After I stir the coffee with my spoon, I let it steep for three minutes
and twenty-eight seconds, or longer if I want it stronger. When I push down the plunger, the kitchen
fills with a heavenly aroma and the beaker fills with fresh, rich, flavorful
coffee. I pour the brew into one of my
special mugs and sit down to watch television and work a crossword puzzle. (For more on the special mugs, see “Coffee Cups”
in this blog on 8-5-13)
I say “watch” television because I set the sound low, just loud enough
to hear the commercials. At that level,
it is impossible to hear or understand the programs. That is fine with me, because the programs at
that time of day are all morning news. I
watch the Fox bunch, not because of my political leanings, but because the news
is delivered by good-looking women in short, tight dresses. I don’t give a whit about the news, but I
enjoy watching the girls squirm and jiggle while they talk.
Fox likes to bring in a lot of “guest experts” and sit them down on a
rounded sofa, facing the camera. They
are experts about different subjects--psychology, mathematics, economics, the
stock market, or world peace, but you can bet they’ll have some things in
common. They will be nice-looking, long-legged,
well-built women in short skirts, wiggling around on that couch, showing a
little cleavage and trying to make their case without flashing the TV camera.

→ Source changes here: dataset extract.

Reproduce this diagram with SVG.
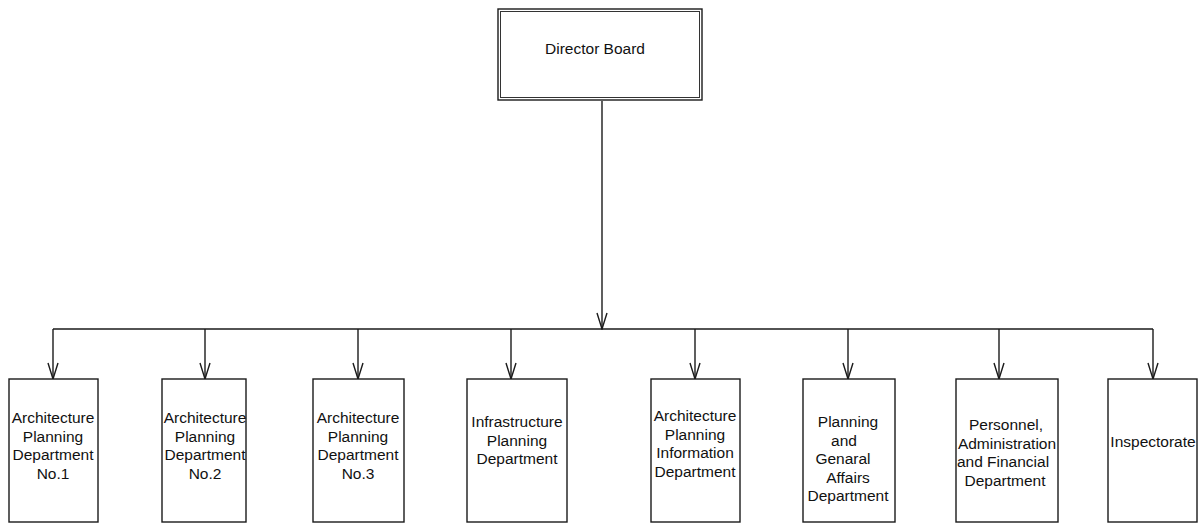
<svg xmlns="http://www.w3.org/2000/svg" width="1199" height="524" viewBox="0 0 1199 524">
<defs>
<style>
.box{fill:#fff;stroke:#1a1a1a;stroke-width:1.4}
.txt{font-family:"Liberation Sans",Arial,sans-serif;font-size:15.5px;fill:#111;text-anchor:middle}
.ln{fill:none;stroke:#1a1a1a;stroke-width:1.4}
</style>
<marker id="v" viewBox="0 0 18 12" refX="17" refY="6" markerWidth="18" markerHeight="12" markerUnits="userSpaceOnUse" orient="auto">
<path d="M1,1 L17,6 L1,11" fill="none" stroke="#1a1a1a" stroke-width="1.4"/>
</marker>
</defs>
<rect width="1199" height="524" fill="#fff"/>
<g id="connectors">
<line class="ln" x1="602" y1="101" x2="602" y2="329" marker-end="url(#v)"/>
<line class="ln" x1="53" y1="329" x2="1153" y2="329"/>
<line class="ln" x1="53" y1="329" x2="53" y2="379" marker-end="url(#v)"/>
<line class="ln" x1="205" y1="329" x2="205" y2="379" marker-end="url(#v)"/>
<line class="ln" x1="358" y1="329" x2="358" y2="379" marker-end="url(#v)"/>
<line class="ln" x1="511" y1="329" x2="511" y2="379" marker-end="url(#v)"/>
<line class="ln" x1="695" y1="329" x2="695" y2="379" marker-end="url(#v)"/>
<line class="ln" x1="848" y1="329" x2="848" y2="379" marker-end="url(#v)"/>
<line class="ln" x1="999" y1="329" x2="999" y2="379" marker-end="url(#v)"/>
<line class="ln" x1="1153" y1="329" x2="1153" y2="379" marker-end="url(#v)"/>
</g>
<g id="director">
<rect class="box" x="498" y="9" width="204" height="91"/>
<rect x="500.5" y="11.5" width="199" height="86" fill="none" stroke="#333" stroke-width="1"/>
<text class="txt" x="595" y="54">Director Board</text>
</g>
<g id="dept1">
<rect class="box" x="9" y="379" width="89" height="143"/>
<text class="txt"><tspan x="53" y="423">Architecture</tspan><tspan x="53" y="441.5">Planning</tspan><tspan x="53" y="460">Department</tspan><tspan x="53" y="478.5">No.1</tspan></text>
</g>
<g id="dept2">
<rect class="box" x="162" y="379" width="84" height="143"/>
<text class="txt"><tspan x="205" y="423">Architecture</tspan><tspan x="205" y="441.5">Planning</tspan><tspan x="205" y="460">Department</tspan><tspan x="205" y="478.5">No.2</tspan></text>
</g>
<g id="dept3">
<rect class="box" x="313" y="379" width="91" height="143"/>
<text class="txt"><tspan x="358" y="423">Architecture</tspan><tspan x="358" y="441.5">Planning</tspan><tspan x="358" y="460">Department</tspan><tspan x="358" y="478.5">No.3</tspan></text>
</g>
<g id="dept4">
<rect class="box" x="467" y="379" width="100" height="143"/>
<text class="txt"><tspan x="517" y="427">Infrastructure</tspan><tspan x="517" y="445.5">Planning</tspan><tspan x="517" y="464">Department</tspan></text>
</g>
<g id="dept5">
<rect class="box" x="651" y="379" width="89" height="143"/>
<text class="txt"><tspan x="695" y="421">Architecture</tspan><tspan x="695" y="439.5">Planning</tspan><tspan x="695" y="458">Information</tspan><tspan x="695" y="476.5">Department</tspan></text>
</g>
<g id="dept6">
<rect class="box" x="803" y="379" width="92" height="143"/>
<text class="txt"><tspan x="848" y="427">Planning</tspan><tspan x="844" y="445.5">and</tspan><tspan x="843" y="464">Genaral</tspan><tspan x="848" y="482.5">Affairs</tspan><tspan x="848" y="501">Department</tspan></text>
</g>
<g id="dept7">
<rect class="box" x="956" y="379" width="102" height="143"/>
<text class="txt"><tspan x="1006" y="430">Personnel,</tspan><tspan x="1007" y="448.5">Administration</tspan><tspan x="1003" y="467">and Financial</tspan><tspan x="1005" y="485.5">Department</tspan></text>
</g>
<g id="dept8">
<rect class="box" x="1108" y="379" width="89" height="143"/>
<text class="txt" x="1153" y="447">Inspectorate</text>
</g>
</svg>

If they bring on any of the arrogant know-it-alls—Geraldo, The Donald,
or Pat Roberson, I just switch over to CNN and watch the liberal cuties over
there.
I “listen” to the commercials because I get a kick out of the disclaimers. Most of the commercials are about medicine, which
says something about who is watching at six am. They say, “Ask your doctor about so-and-so.” They want you to think the doctor appreciates
your advice. They also want to give him
a little nudge in the direction of so-and-so, just in case he hasn’t already
thought of it. The announcer low-talks
real fast and tells you to watch out for the side effects of so-and-so, which
may include body parts dropping off, kidneys locking up, and livers exploding,
to name the most common.
There is always a Cialis commercial, which focuses on two consenting
adults on a deserted beach, relaxing in separate footed bathtubs. Oddly enough for this day and age, the consenting
adults are of opposite sexes. As the golden
sun sets, music plays softly in the background, and a quiet-voiced announcer tells
you to call your doctor if you have an erection lasting more than four
hours. If I take one of those pills and
that problem arises at my house, there are several people I might call to help
with it. My doctor is not on that list.
As I said at the outset, if I decide I
want to, I may be able to change some of these habits. I probably should, just to demonstrate that
I’m on board with the spirit of hope and change. All the same, I’m not about to quit watching good-looking
women squirm around in tight skirts. Maybe I’ll try instant coffee.